(Stored data)
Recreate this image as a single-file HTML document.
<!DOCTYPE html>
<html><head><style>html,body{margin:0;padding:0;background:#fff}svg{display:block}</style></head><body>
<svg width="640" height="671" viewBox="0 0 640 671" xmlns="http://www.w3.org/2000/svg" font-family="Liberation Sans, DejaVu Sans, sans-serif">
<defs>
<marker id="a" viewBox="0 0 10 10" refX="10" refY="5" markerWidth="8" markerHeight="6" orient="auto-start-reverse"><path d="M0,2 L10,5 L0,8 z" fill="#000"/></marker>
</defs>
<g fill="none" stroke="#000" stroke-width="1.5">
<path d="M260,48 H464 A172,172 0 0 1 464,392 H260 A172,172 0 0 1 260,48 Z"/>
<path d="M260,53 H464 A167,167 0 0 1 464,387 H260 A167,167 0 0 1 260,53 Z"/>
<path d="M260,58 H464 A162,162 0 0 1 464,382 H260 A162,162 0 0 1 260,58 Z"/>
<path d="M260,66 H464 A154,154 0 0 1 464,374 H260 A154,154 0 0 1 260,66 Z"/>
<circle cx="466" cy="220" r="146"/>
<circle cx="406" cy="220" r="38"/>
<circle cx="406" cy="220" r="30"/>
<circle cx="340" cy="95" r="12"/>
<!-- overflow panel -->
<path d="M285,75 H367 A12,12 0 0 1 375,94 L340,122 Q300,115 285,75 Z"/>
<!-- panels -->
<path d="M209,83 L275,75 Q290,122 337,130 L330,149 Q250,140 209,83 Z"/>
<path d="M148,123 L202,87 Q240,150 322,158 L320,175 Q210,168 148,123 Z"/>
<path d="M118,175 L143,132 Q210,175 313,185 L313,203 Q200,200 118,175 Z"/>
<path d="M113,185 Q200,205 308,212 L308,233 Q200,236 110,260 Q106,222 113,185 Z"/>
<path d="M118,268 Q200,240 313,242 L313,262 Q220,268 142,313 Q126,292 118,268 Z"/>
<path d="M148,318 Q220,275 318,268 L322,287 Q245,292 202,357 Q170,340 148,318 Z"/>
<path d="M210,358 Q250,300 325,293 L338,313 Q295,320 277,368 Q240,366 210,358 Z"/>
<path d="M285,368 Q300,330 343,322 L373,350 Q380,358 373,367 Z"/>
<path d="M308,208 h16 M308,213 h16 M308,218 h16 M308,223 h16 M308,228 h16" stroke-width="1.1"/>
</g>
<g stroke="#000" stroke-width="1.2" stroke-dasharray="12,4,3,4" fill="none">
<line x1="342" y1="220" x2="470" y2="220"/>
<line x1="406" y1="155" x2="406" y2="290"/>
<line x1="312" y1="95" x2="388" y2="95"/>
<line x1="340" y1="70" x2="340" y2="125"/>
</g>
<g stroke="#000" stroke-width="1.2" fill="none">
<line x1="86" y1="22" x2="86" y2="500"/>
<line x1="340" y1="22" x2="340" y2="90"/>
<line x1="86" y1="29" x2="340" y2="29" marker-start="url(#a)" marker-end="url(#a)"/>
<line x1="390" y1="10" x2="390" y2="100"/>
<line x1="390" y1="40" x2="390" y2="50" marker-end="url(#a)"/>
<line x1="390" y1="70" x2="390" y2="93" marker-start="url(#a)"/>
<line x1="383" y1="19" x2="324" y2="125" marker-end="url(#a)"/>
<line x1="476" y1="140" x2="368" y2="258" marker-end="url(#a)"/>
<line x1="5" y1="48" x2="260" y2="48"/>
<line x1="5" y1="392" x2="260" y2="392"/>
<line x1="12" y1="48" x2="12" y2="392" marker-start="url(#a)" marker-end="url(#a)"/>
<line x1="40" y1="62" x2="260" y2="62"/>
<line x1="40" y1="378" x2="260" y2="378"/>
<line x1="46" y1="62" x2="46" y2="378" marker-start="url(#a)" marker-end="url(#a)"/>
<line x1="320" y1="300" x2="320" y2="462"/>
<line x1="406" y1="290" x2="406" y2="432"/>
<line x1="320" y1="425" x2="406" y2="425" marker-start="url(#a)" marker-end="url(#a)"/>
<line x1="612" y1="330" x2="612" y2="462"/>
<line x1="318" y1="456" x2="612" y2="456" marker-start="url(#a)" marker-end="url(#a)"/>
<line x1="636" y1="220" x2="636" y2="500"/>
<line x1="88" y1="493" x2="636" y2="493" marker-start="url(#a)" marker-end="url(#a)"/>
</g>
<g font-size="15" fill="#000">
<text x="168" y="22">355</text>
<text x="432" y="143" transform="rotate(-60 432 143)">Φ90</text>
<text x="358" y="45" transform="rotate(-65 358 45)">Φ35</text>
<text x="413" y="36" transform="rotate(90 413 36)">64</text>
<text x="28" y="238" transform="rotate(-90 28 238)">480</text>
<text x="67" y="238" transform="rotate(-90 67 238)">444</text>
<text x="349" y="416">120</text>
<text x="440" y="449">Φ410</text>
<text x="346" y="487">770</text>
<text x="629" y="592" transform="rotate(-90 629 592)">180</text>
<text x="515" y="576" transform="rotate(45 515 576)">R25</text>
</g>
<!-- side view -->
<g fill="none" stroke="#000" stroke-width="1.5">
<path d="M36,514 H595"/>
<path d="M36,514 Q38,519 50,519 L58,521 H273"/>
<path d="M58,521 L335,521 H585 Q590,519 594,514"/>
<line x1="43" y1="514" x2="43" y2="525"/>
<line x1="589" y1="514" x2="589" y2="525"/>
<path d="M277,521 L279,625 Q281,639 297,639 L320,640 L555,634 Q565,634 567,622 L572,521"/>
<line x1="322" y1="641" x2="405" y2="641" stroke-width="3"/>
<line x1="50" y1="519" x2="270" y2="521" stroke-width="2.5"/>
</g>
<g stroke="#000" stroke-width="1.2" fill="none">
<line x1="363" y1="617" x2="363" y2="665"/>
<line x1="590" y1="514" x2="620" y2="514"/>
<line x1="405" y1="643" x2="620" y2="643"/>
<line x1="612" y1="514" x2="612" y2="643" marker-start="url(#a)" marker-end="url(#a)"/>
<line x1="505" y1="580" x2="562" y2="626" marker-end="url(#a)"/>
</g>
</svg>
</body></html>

* * *

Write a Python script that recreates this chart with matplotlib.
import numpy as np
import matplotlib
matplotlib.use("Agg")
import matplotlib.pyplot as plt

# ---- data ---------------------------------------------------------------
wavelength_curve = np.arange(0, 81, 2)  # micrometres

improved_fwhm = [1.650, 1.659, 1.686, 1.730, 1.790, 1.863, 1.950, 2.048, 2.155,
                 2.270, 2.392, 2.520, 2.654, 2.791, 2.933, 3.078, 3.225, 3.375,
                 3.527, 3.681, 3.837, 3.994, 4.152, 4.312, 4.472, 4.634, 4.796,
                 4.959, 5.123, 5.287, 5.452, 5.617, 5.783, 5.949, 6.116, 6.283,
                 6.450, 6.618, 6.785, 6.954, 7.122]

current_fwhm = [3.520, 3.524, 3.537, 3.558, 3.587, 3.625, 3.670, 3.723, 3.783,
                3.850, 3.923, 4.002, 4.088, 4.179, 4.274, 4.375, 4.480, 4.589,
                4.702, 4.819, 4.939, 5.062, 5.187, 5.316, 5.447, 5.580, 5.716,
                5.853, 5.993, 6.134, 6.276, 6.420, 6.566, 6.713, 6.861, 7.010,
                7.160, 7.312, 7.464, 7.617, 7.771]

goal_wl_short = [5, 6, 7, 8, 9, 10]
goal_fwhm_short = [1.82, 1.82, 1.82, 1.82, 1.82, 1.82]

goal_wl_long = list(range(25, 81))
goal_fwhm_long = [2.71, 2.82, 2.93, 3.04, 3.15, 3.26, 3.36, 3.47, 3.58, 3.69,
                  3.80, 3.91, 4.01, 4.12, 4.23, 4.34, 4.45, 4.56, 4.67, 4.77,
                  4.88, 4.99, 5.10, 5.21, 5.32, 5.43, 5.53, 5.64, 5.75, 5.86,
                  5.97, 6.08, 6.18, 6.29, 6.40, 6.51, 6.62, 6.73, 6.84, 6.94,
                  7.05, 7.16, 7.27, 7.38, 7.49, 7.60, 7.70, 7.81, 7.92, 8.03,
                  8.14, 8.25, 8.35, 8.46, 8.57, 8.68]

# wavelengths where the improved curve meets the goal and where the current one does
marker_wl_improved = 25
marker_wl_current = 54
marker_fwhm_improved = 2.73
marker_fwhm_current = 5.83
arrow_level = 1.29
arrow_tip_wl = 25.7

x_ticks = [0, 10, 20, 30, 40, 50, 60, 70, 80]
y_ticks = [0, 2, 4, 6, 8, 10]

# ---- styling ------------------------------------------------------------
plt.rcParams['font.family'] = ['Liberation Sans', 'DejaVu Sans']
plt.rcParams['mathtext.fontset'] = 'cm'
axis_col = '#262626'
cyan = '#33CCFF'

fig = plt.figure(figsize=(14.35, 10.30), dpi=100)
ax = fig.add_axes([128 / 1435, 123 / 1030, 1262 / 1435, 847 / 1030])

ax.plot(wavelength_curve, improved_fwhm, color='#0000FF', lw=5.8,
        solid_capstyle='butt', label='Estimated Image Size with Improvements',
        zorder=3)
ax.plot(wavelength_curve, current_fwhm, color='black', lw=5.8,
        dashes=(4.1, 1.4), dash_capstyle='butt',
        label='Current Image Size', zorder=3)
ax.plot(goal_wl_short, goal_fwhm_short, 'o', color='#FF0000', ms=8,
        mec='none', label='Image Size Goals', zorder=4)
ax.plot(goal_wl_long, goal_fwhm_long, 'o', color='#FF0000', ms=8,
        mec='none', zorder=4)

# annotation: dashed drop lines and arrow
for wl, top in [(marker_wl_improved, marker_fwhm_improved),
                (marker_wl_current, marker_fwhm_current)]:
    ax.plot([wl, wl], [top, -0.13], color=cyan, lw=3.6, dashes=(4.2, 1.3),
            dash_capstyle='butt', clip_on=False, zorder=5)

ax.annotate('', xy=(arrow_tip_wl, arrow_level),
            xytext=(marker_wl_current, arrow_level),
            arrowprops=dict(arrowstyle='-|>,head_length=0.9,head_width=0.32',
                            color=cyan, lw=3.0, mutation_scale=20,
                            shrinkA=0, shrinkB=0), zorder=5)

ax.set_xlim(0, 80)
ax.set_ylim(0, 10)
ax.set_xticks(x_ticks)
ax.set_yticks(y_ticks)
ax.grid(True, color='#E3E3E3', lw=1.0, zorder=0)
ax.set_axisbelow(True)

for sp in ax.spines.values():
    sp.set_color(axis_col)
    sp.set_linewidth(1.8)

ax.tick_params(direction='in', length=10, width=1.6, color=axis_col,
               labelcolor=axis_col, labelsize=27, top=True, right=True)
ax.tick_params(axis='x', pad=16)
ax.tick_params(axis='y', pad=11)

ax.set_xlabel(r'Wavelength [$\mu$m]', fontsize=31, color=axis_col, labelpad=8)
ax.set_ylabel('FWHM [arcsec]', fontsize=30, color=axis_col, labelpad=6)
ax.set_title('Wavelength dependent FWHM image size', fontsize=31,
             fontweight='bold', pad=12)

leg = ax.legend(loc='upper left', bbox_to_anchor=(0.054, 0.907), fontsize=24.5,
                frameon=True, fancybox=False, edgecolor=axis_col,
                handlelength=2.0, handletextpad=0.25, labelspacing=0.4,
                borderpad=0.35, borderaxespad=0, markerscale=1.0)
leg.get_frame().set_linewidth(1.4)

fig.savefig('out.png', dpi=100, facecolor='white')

_SHORT EXERCISE_
Wherever the word "with" occurs in a line of the listing, copy that line.

_ANSWER TO THE PROBLEM_
Write a Python script that recreates this chart with matplotlib.
        solid_capstyle='butt', label='Estimated Image Size with Improvements',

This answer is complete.